In a small town, there is big charm in knowing where to find people, knowing that others know where to find you, and then going and doing exactly that: finding each other in real life, not by phone, email or Facebook. Social media while I was growing up was when you handed your neighbor their newspaper because you were on their front porch ringing their doorbell.

Once I graduated from high school, I began moving again. And moving. And moving. I didn’t want to and didn’t intend to, but it happens so easily in young adulthood. Transience can happen throughout our lives, I’m finding. Choices often mean change, and human progress is increasingly blessed and cursed by both.

Soon after I left home, our family household split and moved in separate directions. My parents divorced. I moved into my first apartment, my sister moved to her own place and all the household items of my childhood dispersed. I took the things that belonged to me, but I also took some that simply belonged to the houses along the way, including a piece of white-clay wall art that came to be known as “The Lady’s Head.” It is a hanging sculpture meant for a covered outdoor space, a bust of a beautiful woman, perhaps a Greek goddess or siren, sculpted into dreamy tangibility. The opening at the top makes room for a vining plant to cascade into the woman’s loops of hair.

She came with me to my own first front door to greet my guests. In the lower level of a house turned duplex, she was the reassuring beauty at the bottom of a concrete staircase entrance. I enjoyed the feminine loveliness of her and, over the years, never chose to mar the purity of the white clay with dirt and vines. She looks now just as she did when I hung her by that first front door.

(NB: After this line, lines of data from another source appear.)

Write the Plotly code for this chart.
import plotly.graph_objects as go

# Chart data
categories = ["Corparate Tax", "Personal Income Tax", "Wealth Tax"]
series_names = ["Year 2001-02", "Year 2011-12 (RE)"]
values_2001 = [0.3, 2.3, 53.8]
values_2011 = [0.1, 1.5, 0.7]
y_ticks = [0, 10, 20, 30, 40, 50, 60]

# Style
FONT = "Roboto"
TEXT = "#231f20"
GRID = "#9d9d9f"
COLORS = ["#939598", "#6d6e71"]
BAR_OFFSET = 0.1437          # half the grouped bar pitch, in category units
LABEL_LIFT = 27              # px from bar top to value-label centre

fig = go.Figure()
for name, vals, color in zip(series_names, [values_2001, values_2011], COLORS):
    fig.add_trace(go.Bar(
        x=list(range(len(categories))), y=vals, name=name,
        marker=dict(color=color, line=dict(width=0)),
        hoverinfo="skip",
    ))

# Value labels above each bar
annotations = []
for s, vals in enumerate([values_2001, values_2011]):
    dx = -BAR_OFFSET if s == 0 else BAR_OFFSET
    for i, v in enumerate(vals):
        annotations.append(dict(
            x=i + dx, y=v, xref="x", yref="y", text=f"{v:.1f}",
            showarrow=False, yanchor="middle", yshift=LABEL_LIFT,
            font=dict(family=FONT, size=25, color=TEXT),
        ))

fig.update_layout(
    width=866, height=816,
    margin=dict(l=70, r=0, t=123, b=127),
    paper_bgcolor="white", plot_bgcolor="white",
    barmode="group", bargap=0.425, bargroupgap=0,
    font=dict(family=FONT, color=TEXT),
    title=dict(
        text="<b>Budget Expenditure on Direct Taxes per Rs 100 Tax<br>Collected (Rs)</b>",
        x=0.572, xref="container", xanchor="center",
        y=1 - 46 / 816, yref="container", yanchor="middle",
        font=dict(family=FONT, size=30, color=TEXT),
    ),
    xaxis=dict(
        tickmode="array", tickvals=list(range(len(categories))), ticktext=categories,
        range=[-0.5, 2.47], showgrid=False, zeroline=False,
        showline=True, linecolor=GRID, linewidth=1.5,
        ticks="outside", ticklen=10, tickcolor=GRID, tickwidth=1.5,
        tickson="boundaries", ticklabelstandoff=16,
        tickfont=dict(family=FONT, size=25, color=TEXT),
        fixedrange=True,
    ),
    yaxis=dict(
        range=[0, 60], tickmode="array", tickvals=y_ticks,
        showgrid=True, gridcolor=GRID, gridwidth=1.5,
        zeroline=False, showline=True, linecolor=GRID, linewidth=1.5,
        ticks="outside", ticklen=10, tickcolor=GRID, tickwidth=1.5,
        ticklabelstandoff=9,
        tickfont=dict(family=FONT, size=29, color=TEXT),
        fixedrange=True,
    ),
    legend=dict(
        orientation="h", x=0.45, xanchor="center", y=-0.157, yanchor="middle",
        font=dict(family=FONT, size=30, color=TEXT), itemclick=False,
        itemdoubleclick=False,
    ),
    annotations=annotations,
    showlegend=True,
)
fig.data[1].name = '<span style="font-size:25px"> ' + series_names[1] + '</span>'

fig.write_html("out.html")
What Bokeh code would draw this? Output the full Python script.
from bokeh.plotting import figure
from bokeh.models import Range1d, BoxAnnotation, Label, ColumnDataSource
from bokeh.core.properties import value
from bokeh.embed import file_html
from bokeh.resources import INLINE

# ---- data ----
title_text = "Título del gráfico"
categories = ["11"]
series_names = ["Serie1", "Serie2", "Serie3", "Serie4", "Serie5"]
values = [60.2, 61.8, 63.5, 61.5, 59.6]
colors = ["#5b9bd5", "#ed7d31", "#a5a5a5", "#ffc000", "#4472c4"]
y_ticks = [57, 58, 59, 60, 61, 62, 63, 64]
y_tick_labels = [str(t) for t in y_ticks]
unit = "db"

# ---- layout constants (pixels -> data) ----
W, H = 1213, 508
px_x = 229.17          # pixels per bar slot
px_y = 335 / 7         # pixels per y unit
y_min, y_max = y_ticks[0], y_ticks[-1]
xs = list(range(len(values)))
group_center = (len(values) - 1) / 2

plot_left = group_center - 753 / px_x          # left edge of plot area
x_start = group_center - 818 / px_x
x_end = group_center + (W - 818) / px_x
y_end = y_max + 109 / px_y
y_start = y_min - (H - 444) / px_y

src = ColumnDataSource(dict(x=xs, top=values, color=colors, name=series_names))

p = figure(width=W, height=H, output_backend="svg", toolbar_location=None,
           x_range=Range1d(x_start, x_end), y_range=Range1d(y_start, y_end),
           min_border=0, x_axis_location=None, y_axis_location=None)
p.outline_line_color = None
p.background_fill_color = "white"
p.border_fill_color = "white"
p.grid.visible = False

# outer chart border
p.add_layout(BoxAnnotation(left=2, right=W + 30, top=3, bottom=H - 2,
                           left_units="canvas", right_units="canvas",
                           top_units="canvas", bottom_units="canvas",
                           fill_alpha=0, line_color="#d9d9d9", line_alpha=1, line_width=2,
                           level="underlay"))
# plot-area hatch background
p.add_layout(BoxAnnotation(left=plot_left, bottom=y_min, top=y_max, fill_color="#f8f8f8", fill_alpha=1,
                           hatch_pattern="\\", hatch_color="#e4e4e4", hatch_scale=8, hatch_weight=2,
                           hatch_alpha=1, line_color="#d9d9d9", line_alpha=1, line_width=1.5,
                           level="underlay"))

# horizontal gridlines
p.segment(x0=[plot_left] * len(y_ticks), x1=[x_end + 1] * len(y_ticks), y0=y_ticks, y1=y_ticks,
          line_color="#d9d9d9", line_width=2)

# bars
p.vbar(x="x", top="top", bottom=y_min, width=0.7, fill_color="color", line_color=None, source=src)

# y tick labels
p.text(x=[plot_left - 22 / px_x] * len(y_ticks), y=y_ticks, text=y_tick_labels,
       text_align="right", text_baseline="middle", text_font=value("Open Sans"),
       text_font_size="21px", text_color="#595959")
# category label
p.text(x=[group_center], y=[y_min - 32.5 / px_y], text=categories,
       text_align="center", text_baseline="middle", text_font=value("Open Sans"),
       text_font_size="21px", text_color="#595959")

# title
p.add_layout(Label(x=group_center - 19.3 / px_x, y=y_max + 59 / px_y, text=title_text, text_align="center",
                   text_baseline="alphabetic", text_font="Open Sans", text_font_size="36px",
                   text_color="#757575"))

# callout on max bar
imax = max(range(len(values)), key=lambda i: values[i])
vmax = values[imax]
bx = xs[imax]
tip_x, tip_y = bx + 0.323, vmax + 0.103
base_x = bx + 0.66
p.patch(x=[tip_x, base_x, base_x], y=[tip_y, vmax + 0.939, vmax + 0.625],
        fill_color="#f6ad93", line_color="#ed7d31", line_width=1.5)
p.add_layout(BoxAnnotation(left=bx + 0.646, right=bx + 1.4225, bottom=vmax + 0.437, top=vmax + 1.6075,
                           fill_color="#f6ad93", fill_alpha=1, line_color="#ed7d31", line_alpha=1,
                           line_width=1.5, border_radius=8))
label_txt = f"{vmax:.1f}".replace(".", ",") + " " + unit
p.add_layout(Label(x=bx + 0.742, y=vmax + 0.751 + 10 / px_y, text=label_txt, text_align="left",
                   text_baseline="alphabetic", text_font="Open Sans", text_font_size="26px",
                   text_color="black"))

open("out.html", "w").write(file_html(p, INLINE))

Then I moved and moved. I moved to other states, and when I returned to Oregon, I moved to other towns. Each time I moved, though, I’d hang the bust near my entrance. It never occurred to me to put her anywhere else.

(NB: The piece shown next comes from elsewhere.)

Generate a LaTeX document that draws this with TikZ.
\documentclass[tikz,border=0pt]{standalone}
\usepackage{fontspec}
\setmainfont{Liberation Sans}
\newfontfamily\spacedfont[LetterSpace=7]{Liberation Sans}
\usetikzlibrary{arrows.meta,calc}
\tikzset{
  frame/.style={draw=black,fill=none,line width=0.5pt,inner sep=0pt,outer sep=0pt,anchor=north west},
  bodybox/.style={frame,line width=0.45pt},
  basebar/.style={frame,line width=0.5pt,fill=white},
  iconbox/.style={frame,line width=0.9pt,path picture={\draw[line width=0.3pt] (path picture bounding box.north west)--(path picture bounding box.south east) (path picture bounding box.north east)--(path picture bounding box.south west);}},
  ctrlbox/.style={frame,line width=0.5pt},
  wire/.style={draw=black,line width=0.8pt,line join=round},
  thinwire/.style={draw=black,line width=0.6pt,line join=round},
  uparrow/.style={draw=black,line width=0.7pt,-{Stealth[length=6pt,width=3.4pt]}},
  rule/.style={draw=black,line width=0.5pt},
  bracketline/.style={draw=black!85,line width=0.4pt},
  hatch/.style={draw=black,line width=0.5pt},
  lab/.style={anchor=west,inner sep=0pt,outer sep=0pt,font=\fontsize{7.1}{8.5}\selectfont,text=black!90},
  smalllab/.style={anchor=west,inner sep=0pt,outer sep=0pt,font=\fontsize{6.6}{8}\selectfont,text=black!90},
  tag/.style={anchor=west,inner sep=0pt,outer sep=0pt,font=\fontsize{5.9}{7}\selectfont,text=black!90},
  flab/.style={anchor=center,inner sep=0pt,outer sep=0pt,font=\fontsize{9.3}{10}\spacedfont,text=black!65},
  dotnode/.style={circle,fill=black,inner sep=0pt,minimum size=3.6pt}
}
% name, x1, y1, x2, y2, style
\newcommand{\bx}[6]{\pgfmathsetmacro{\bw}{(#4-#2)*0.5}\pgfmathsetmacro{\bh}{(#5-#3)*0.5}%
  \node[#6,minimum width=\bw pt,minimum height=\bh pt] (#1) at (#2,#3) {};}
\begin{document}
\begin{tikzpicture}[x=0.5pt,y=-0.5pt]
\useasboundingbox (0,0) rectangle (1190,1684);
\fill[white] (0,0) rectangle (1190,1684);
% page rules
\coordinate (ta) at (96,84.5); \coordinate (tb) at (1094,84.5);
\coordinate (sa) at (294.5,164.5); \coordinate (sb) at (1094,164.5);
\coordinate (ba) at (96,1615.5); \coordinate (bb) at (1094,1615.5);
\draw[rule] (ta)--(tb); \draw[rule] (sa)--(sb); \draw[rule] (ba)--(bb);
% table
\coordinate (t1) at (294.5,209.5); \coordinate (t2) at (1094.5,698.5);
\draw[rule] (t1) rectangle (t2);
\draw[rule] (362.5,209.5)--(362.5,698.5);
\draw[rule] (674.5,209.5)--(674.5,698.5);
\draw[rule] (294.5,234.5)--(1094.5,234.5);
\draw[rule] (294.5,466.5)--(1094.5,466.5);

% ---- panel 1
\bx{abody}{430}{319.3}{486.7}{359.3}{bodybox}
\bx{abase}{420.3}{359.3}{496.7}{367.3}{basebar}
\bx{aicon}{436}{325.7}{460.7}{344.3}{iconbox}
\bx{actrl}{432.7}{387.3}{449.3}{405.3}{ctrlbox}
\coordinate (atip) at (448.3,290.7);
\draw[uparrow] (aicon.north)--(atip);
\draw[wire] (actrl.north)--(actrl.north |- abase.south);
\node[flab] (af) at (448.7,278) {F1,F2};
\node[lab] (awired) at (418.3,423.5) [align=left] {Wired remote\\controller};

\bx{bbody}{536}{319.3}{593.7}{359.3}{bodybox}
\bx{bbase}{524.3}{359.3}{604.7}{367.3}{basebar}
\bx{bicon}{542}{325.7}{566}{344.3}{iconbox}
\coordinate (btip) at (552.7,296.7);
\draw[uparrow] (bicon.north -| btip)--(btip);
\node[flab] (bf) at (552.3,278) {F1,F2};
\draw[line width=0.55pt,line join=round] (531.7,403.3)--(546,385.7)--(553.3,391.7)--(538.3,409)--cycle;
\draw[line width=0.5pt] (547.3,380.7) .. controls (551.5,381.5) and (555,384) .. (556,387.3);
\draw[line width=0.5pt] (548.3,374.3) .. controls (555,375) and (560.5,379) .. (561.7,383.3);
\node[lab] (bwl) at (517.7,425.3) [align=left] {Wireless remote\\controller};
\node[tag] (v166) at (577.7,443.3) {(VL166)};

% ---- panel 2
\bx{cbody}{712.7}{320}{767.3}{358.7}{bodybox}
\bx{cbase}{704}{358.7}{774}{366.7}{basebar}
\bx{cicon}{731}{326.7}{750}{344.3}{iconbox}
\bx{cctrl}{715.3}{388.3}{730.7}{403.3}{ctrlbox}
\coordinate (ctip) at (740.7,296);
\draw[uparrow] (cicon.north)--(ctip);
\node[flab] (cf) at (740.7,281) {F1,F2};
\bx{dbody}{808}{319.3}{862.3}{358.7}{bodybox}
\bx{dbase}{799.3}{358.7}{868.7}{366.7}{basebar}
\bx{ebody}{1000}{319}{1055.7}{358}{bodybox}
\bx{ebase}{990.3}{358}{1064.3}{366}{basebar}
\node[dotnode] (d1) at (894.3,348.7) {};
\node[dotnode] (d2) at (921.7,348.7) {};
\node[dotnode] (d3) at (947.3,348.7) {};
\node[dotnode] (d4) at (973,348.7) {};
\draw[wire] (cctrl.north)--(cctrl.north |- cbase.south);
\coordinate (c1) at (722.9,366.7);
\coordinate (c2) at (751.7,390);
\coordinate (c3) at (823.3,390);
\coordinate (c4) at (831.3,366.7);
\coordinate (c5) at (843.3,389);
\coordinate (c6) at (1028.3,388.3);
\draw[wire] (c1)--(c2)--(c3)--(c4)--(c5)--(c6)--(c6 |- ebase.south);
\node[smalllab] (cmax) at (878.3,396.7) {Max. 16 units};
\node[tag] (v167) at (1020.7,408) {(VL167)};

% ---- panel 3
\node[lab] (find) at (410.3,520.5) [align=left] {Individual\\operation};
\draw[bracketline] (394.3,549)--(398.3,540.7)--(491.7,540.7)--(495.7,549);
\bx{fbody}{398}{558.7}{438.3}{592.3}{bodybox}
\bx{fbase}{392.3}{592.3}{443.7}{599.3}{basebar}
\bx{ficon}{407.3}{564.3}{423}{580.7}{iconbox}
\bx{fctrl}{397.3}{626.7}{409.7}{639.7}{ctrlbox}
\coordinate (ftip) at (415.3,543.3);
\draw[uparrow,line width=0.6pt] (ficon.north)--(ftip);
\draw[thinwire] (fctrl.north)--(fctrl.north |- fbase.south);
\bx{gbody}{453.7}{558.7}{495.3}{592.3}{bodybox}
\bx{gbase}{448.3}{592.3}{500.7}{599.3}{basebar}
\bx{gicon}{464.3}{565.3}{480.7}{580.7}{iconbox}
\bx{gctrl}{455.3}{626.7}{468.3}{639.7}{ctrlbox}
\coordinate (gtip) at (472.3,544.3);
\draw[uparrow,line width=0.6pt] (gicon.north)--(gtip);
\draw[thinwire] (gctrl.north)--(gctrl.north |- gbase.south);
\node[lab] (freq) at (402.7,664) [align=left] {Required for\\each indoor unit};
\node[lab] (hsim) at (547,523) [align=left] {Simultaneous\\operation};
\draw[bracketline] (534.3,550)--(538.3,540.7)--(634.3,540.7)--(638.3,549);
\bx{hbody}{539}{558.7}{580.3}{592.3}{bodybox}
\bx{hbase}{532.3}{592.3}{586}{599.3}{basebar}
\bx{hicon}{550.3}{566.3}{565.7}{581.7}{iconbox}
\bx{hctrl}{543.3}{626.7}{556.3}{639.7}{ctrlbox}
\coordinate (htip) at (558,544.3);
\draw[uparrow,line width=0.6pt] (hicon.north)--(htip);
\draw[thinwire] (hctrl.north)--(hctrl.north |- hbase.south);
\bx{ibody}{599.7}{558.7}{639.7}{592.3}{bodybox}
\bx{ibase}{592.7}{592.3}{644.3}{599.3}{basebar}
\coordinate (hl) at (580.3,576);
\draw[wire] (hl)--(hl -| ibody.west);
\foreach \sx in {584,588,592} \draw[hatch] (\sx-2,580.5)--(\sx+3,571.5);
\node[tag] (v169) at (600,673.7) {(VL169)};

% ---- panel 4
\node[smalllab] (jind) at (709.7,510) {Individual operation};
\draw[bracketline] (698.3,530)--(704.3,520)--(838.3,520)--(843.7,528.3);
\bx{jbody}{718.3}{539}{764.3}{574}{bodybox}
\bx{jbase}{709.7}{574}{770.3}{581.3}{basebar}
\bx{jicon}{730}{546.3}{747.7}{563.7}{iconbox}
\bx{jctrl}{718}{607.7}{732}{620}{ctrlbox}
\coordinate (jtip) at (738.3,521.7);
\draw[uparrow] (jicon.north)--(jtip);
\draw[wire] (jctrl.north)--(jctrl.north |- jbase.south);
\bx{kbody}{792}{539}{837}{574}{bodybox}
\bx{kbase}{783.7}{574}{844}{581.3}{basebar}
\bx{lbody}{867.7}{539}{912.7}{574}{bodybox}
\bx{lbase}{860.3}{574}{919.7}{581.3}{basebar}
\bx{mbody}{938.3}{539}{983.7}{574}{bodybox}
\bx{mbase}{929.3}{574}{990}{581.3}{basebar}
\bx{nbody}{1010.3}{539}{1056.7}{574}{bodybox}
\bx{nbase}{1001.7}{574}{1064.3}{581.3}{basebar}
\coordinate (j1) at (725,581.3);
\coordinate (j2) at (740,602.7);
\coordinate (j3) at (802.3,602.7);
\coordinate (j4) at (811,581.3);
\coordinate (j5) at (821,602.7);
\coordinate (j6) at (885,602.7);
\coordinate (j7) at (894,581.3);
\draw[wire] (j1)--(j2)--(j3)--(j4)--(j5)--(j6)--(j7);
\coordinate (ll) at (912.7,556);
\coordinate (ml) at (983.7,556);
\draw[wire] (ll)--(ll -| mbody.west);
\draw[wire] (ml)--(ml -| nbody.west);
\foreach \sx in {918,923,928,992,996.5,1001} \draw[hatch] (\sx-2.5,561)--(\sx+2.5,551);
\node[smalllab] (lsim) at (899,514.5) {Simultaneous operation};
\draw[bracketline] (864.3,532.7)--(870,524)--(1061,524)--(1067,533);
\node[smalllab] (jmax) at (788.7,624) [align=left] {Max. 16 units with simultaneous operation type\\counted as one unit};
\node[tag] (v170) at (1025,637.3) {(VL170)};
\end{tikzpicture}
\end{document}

One day, after I’d returned to Ashland, a friend stopped by to see me in my new place. She told me she couldn’t remember the apartment number I’d given her, but that she didn’t end up having to wander around because she’d spied the head by my front door and knew that was my home.  

Something clicked when my friend said that to me, and it became an immediate and lasting comfort, one I cling to still. I’d known that stability can make a house a home and a rooted place, and I’d wanted that. In a stable home we can be found, sought out, visited by the people we want finding us, and I’d wanted that, too. I had long thought, though, that stability meant sameness: It meant not moving around.

I have come to realize that true stability in a home is a welcoming availability, a consistency, and for me, “The Lady’s Head” has become its cherished symbol.

Our grown daughter visited us on college break recently and brought her two best girlfriends to stay with us. It’s not the house she grew up in but a home we moved to while she was away at college. When the three young women approached the front door of this house, one friend asked:

“What’s the head by the front door for?”

My daughter, glancing, said, “I don’t know. I’ve never thought about that before, but it’s always been there.”

Yes, Love, I thought: It’s always been there. It’s always been by the front door of our family home.